++++ Material to process

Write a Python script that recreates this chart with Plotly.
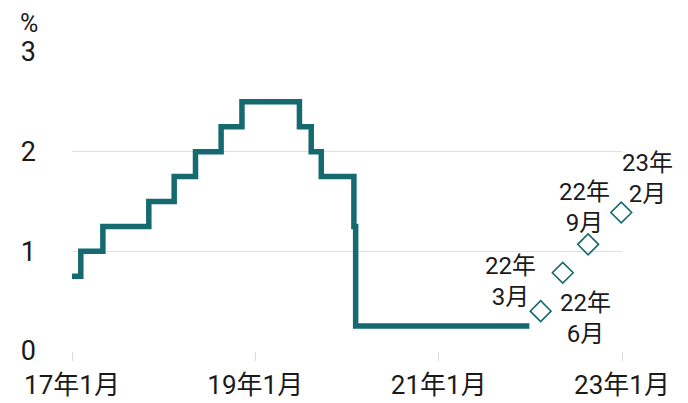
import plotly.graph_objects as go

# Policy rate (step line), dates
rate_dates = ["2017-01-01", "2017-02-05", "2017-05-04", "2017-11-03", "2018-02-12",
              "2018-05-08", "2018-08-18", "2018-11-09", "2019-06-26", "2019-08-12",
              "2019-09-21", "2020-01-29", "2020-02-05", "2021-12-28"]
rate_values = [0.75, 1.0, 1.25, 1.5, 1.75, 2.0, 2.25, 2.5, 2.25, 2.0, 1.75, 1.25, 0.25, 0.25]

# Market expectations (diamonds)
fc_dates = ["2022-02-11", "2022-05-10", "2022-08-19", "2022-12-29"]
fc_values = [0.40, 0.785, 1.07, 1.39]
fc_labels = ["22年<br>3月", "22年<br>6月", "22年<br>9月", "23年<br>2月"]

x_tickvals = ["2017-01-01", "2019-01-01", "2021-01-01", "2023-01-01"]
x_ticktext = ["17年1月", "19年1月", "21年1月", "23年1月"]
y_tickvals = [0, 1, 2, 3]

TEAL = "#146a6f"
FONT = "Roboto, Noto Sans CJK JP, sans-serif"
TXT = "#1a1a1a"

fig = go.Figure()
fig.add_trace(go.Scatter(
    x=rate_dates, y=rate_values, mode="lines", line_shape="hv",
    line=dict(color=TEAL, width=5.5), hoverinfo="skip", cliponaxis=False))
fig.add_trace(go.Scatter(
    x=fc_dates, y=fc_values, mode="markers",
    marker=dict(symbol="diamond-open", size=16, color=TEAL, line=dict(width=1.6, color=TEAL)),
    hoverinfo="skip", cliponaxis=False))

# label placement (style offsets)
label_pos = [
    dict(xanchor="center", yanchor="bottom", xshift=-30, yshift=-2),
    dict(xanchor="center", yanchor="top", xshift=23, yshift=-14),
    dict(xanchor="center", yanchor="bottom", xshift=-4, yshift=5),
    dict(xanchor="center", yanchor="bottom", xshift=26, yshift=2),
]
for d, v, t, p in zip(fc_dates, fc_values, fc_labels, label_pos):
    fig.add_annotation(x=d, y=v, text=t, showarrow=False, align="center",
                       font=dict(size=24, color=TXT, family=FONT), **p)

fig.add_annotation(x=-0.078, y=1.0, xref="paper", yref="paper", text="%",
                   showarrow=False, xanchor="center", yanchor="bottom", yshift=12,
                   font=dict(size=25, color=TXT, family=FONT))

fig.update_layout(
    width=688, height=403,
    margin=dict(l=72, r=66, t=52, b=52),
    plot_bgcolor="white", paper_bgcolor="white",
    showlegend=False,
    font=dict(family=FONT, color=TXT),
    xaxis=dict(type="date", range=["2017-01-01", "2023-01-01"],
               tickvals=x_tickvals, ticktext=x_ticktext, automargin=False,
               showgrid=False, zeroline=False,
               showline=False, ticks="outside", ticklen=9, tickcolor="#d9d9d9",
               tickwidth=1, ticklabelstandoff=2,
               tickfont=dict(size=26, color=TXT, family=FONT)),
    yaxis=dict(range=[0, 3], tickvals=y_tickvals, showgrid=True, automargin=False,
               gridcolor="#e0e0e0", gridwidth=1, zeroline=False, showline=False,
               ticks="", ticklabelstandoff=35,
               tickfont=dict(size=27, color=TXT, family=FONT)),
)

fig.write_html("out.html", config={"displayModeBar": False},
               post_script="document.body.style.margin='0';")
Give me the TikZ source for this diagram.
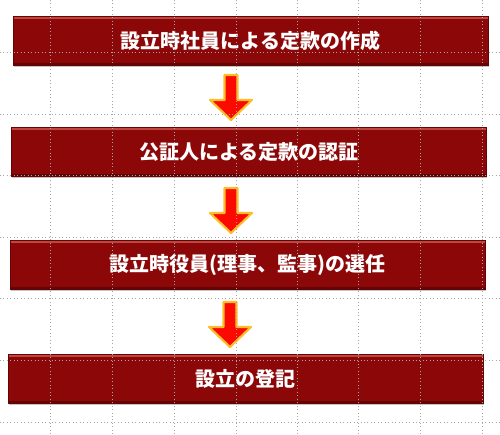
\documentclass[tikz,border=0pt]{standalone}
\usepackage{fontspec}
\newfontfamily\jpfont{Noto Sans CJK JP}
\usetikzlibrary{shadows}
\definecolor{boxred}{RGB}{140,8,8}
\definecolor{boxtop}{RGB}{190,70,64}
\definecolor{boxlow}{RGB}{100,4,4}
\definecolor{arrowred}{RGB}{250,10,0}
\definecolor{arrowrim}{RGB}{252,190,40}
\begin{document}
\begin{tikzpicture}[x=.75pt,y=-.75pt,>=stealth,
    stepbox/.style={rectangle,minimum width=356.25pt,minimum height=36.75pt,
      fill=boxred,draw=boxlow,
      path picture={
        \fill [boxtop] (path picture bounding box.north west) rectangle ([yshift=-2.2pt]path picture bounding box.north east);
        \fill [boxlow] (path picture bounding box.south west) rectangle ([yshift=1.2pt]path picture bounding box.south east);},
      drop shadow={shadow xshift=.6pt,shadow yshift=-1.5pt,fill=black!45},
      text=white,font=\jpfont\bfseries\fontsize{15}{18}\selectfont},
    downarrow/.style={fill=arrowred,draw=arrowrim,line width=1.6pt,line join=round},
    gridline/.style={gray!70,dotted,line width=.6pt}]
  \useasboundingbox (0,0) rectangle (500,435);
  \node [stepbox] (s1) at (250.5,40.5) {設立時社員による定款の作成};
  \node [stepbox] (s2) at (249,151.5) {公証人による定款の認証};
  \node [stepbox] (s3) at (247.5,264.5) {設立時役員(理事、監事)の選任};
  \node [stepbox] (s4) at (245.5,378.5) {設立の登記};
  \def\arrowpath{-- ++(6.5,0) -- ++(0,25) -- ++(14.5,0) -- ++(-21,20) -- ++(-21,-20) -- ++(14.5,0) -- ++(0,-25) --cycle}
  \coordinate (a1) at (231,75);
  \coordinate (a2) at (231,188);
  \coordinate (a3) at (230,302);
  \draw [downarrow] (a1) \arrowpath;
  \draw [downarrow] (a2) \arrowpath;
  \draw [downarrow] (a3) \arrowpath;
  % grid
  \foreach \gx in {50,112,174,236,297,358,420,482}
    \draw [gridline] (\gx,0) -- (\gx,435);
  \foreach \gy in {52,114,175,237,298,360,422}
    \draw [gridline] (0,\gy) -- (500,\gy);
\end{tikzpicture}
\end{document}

++++++++

### Written problem:
Write out again, exactly, each line from the one containing "Give me the TikZ source for this diagram." through the last line of the entries, and omit every picture.

### Output of the task:
Give me the TikZ source for this diagram.
\documentclass[tikz,border=0pt]{standalone}
\usepackage{fontspec}
\newfontfamily\jpfont{Noto Sans CJK JP}
\usetikzlibrary{shadows}
\definecolor{boxred}{RGB}{140,8,8}
\definecolor{boxtop}{RGB}{190,70,64}
\definecolor{boxlow}{RGB}{100,4,4}
\definecolor{arrowred}{RGB}{250,10,0}
\definecolor{arrowrim}{RGB}{252,190,40}
\begin{document}
\begin{tikzpicture}[x=.75pt,y=-.75pt,>=stealth,
    stepbox/.style={rectangle,minimum width=356.25pt,minimum height=36.75pt,
      fill=boxred,draw=boxlow,
      path picture={
        \fill [boxtop] (path picture bounding box.north west) rectangle ([yshift=-2.2pt]path picture bounding box.north east);
        \fill [boxlow] (path picture bounding box.south west) rectangle ([yshift=1.2pt]path picture bounding box.south east);},
      drop shadow={shadow xshift=.6pt,shadow yshift=-1.5pt,fill=black!45},
      text=white,font=\jpfont\bfseries\fontsize{15}{18}\selectfont},
    downarrow/.style={fill=arrowred,draw=arrowrim,line width=1.6pt,line join=round},
    gridline/.style={gray!70,dotted,line width=.6pt}]
  \useasboundingbox (0,0) rectangle (500,435);
  \node [stepbox] (s1) at (250.5,40.5) {設立時社員による定款の作成};
  \node [stepbox] (s2) at (249,151.5) {公証人による定款の認証};
  \node [stepbox] (s3) at (247.5,264.5) {設立時役員(理事、監事)の選任};
  \node [stepbox] (s4) at (245.5,378.5) {設立の登記};
  \def\arrowpath{-- ++(6.5,0) -- ++(0,25) -- ++(14.5,0) -- ++(-21,20) -- ++(-21,-20) -- ++(14.5,0) -- ++(0,-25) --cycle}
  \coordinate (a1) at (231,75);
  \coordinate (a2) at (231,188);
  \coordinate (a3) at (230,302);
  \draw [downarrow] (a1) \arrowpath;
  \draw [downarrow] (a2) \arrowpath;
  \draw [downarrow] (a3) \arrowpath;
  % grid
  \foreach \gx in {50,112,174,236,297,358,420,482}
    \draw [gridline] (\gx,0) -- (\gx,435);
  \foreach \gy in {52,114,175,237,298,360,422}
    \draw [gridline] (0,\gy) -- (500,\gy);
\end{tikzpicture}
\end{document}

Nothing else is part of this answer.